Why is 1 John 5:7–8 omitted from almost all all modern translations of the Bible? Is it because the doctrine of the trinity is an invention of the modern church, inserted hundreds of years after the death of the author.

 

In the earliest manuscripts, 1 John 5:7–8 reads:

For there are three that bear record: the Spirit, and the Water, and the Blood, and these three agree in one.

This passage was edited in a Latin manuscript around the end of the 4th century, to read:

For there are three that bear record in heaven, the Father, the Word, and the Holy Ghost: and these three are one. And there are three that bear witnesse in earth, the Spirit, and the Water, and the Blood, and these three agree in one.

Sorry to disappoint, but there is no conspiracy here. The discrepancies have been under scrutiny — out in the open — since at least the 16th century.
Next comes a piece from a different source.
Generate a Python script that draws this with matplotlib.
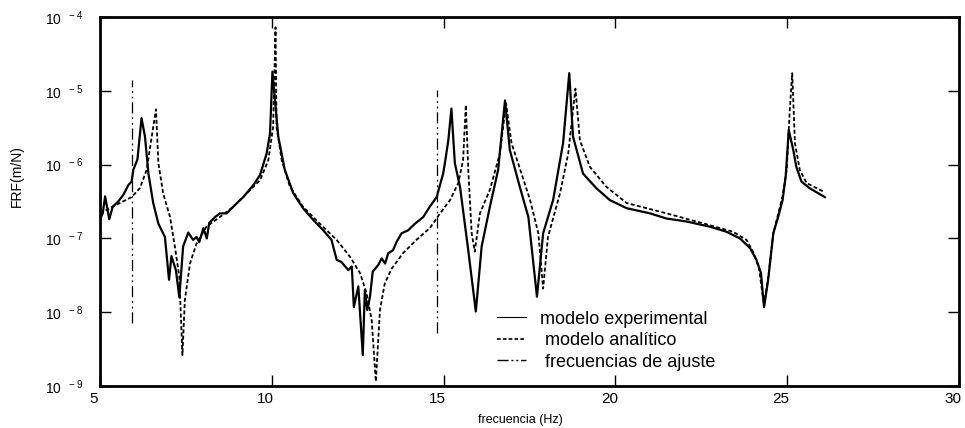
import matplotlib
matplotlib.use('Agg')
import matplotlib.pyplot as plt
import matplotlib.transforms as mtransforms
import numpy as np
from matplotlib.lines import Line2D
from matplotlib.ticker import FixedLocator, FuncFormatter

plt.rcParams['font.family'] = ['Liberation Sans', 'DejaVu Sans']
plt.rcParams['mathtext.fontset'] = 'custom'
plt.rcParams['mathtext.rm'] = 'Liberation Sans'
plt.rcParams['mathtext.default'] = 'regular'
plt.rcParams['axes.unicode_minus'] = False

# modelo experimental: frecuencia (Hz) and log10 FRF (m/N)
f_exp = [5.00, 5.08, 5.15, 5.27, 5.37, 5.53, 5.68, 5.82, 5.92, 5.97, 6.09, 6.21,
         6.31, 6.41, 6.55, 6.70, 6.89, 7.01, 7.08, 7.21, 7.31, 7.42, 7.57, 7.71,
         7.81, 7.89, 8.01, 8.11, 8.18, 8.35, 8.49, 8.69, 8.88, 9.17, 9.46, 9.66,
         9.85, 9.95, 10.02, 10.19, 10.38, 10.63, 10.91, 11.21, 11.50, 11.74, 11.89,
         12.03, 12.23, 12.33, 12.39, 12.52, 12.65, 12.71, 12.78, 12.86, 12.94,
         13.10, 13.20, 13.30, 13.39, 13.53, 13.63, 13.78, 13.97, 14.17, 14.41,
         14.60, 14.80, 14.99, 15.04, 15.14, 15.23, 15.33, 15.48, 15.72, 15.94,
         16.11, 16.35, 16.59, 16.79, 16.93, 17.22, 17.47, 17.72, 17.90, 18.19,
         18.48, 18.66, 18.77, 19.06, 19.45, 19.84, 20.33, 21.01, 21.49, 22.07,
         22.75, 23.24, 23.63, 23.92, 24.11, 24.24, 24.33, 24.45, 24.60, 24.74,
         24.87, 24.96, 25.05, 25.18, 25.27, 25.42, 25.66, 26.10]
log_exp = [-6.74, -6.66, -6.43, -6.74, -6.57, -6.50, -6.41, -6.28, -6.23, -6.07,
           -5.93, -5.37, -5.62, -6.12, -6.52, -6.80, -6.98, -7.56, -7.24, -7.43,
           -7.80, -7.11, -6.92, -7.02, -6.98, -7.05, -6.86, -7.00, -6.79, -6.71,
           -6.66, -6.66, -6.57, -6.44, -6.28, -6.14, -5.85, -5.58, -4.74, -5.62,
           -6.07, -6.39, -6.59, -6.75, -6.89, -7.02, -7.29, -7.32, -7.43, -7.38,
           -7.93, -7.65, -8.58, -7.70, -7.97, -7.79, -7.45, -7.36, -7.27, -7.34,
           -7.20, -7.16, -7.05, -6.93, -6.89, -6.80, -6.71, -6.57, -6.44, -6.12,
           -5.98, -5.67, -5.24, -5.98, -6.30, -7.16, -7.99, -7.11, -6.57, -6.07,
           -5.13, -5.80, -6.30, -6.71, -7.79, -6.93, -6.48, -5.71, -4.76, -5.62,
           -6.12, -6.32, -6.48, -6.59, -6.66, -6.73, -6.77, -6.84, -6.91, -7.00,
           -7.13, -7.29, -7.47, -7.93, -7.56, -6.93, -6.71, -6.48, -6.16, -5.53,
           -5.80, -6.03, -6.23, -6.32, -6.44]

# modelo analitico
f_ana = [5.00, 5.29, 5.58, 5.92, 6.16, 6.36, 6.50, 6.63, 6.70, 6.84, 7.04, 7.18,
         7.31, 7.40, 7.47, 7.62, 7.81, 8.10, 8.49, 8.88, 9.27, 9.66, 9.90, 10.04,
         10.11, 10.14, 10.29, 10.53, 10.91, 11.40, 11.89, 12.28, 12.57, 12.76,
         12.91, 13.03, 13.15, 13.29, 13.49, 13.82, 14.21, 14.60, 14.90, 15.19,
         15.43, 15.57, 15.65, 15.72, 15.82, 15.91, 16.06, 16.35, 16.64, 16.82,
         16.98, 17.27, 17.52, 17.76, 17.90, 18.04, 18.39, 18.63, 18.84, 18.97,
         19.26, 19.74, 20.33, 21.49, 22.75, 23.43, 23.82, 24.01, 24.18, 24.33,
         24.45, 24.60, 24.86, 24.99, 25.08, 25.15, 25.23, 25.37, 25.57, 26.08]
log_ana = [-6.66, -6.59, -6.52, -6.44, -6.32, -6.07, -5.64, -5.25, -5.98, -6.39,
           -6.71, -7.11, -7.52, -8.58, -7.84, -7.34, -7.07, -6.84, -6.71, -6.57,
           -6.39, -6.21, -5.94, -5.49, -4.14, -5.49, -5.94, -6.30, -6.57, -6.80,
           -7.02, -7.25, -7.47, -7.74, -8.11, -8.94, -7.97, -7.61, -7.41, -7.20,
           -7.02, -6.86, -6.66, -6.48, -6.25, -5.94, -5.19, -6.07, -6.93, -7.18,
           -6.66, -6.34, -5.85, -5.17, -5.71, -6.12, -6.48, -6.93, -7.68, -6.98,
           -6.39, -5.85, -4.97, -5.67, -6.03, -6.30, -6.52, -6.66, -6.82, -6.91,
           -7.02, -7.18, -7.40, -7.90, -7.54, -6.93, -6.45, -6.07, -5.26, -4.76,
           -5.71, -6.07, -6.25, -6.37]

# frecuencias de ajuste (vertical markers)
f_ajuste = [5.94, 14.82]
ajuste_top = [1.4e-5, 1.02e-5]
ajuste_bottom = [7.1e-9, 5.2e-9]

xticks = [5, 10, 15, 20, 25, 30]
yticks = [1e-9, 1e-8, 1e-7, 1e-6, 1e-5, 1e-4]

fig = plt.figure(figsize=(9.65, 4.28), dpi=100)
ax = fig.add_axes([0.1036, 0.0981, 0.890, 0.862])

ax.plot(f_exp, 10 ** np.array(log_exp), color='black', lw=1.6)
ax.plot(f_ana, 10 ** np.array(log_ana), color='black', lw=1.3,
        linestyle=(0, (2.2, 1.3)))
for f, top, bot in zip(f_ajuste, ajuste_top, ajuste_bottom):
    ax.plot([f, f], [bot, top], color='black', lw=0.9,
            linestyle=(0, (9, 3, 1.5, 3, 1.5, 3)))

ax.set_yscale('log')
ax.set_xlim(5, 30)
ax.set_ylim(1e-9, 1e-4)
ax.xaxis.set_major_locator(FixedLocator(xticks))
ax.yaxis.set_major_locator(FixedLocator(yticks))
ax.yaxis.set_minor_locator(FixedLocator([]))
ax.yaxis.set_major_formatter(
    FuncFormatter(lambda v, p: r'$10^{\ \ %d}$' % round(np.log10(v))))

ax.tick_params(direction='in', length=8, width=1, top=True, right=True)
ax.tick_params(axis='y', labelsize=10, pad=12)
ax.tick_params(axis='x', labelsize=11, pad=4)
for s in ax.spines.values():
    s.set_linewidth(2)

# x tick labels sit a little left of their ticks in the original
shift = mtransforms.ScaledTranslation(-6 / 100, 0, fig.dpi_scale_trans)
for lbl in ax.get_xticklabels():
    lbl.set_transform(lbl.get_transform() + shift)

ax.set_ylabel('FRF(m/N)', fontsize=10)
ax.yaxis.set_label_coords(-0.089, 0.569)
ax.set_xlabel('frecuencia (Hz)', fontsize=9)
ax.xaxis.set_label_coords(0.49, -0.075)

handles = [Line2D([], [], color='black', lw=0.8),
           Line2D([], [], color='black', lw=1.2, linestyle=(0, (2.2, 1.3))),
           Line2D([], [], color='black', lw=1.0, linestyle=(0, (8, 2, 1.5, 2, 1.5, 2)))]
labels = ['modelo experimental', ' modelo analítico', ' frecuencias de ajuste']
ax.legend(handles, labels, loc='center left', bbox_to_anchor=(0.462, 0.123),
          frameon=False, fontsize=13, handlelength=1.6, handletextpad=0.8,
          labelspacing=0.25, borderpad=0, borderaxespad=0)

plt.savefig('out.png', dpi=100)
Even Isaac Newton wrote about it. There is an excellent summary at Johannine Comma - Wikipedia.

Though the KJV included the addition, other early vernacular translations didn't. And this makes sense given the manuscripts available at that time.

Scholars now have many more manuscripts, and have largely corrected the error. The translation I read, the New International Version, leaves out the added material, but explicitly mentions it in a footnote.

We can speculate about why the change was made, and it seems reasonable to suggest that it was to more thoroughly support the doctrine of the Trinity. However, the original unedited text of 1 John 5:5–7 already speaks clearly about two of the persons of the Trinity:

This is the one who came by water and blood—Jesus Christ. He did not come by water only, but by water and blood. And it is the Spirit who testifies, because the Spirit is the truth. For there are three that testify: the Spirit, the water and the blood; and the three are in agreement.

And verse 8 completes the Trinity with the Father (who is undoubtedly assumed in 5–7):

For there are three that bear record: the Spirit, and the Water, and the Blood, and these three agree in one.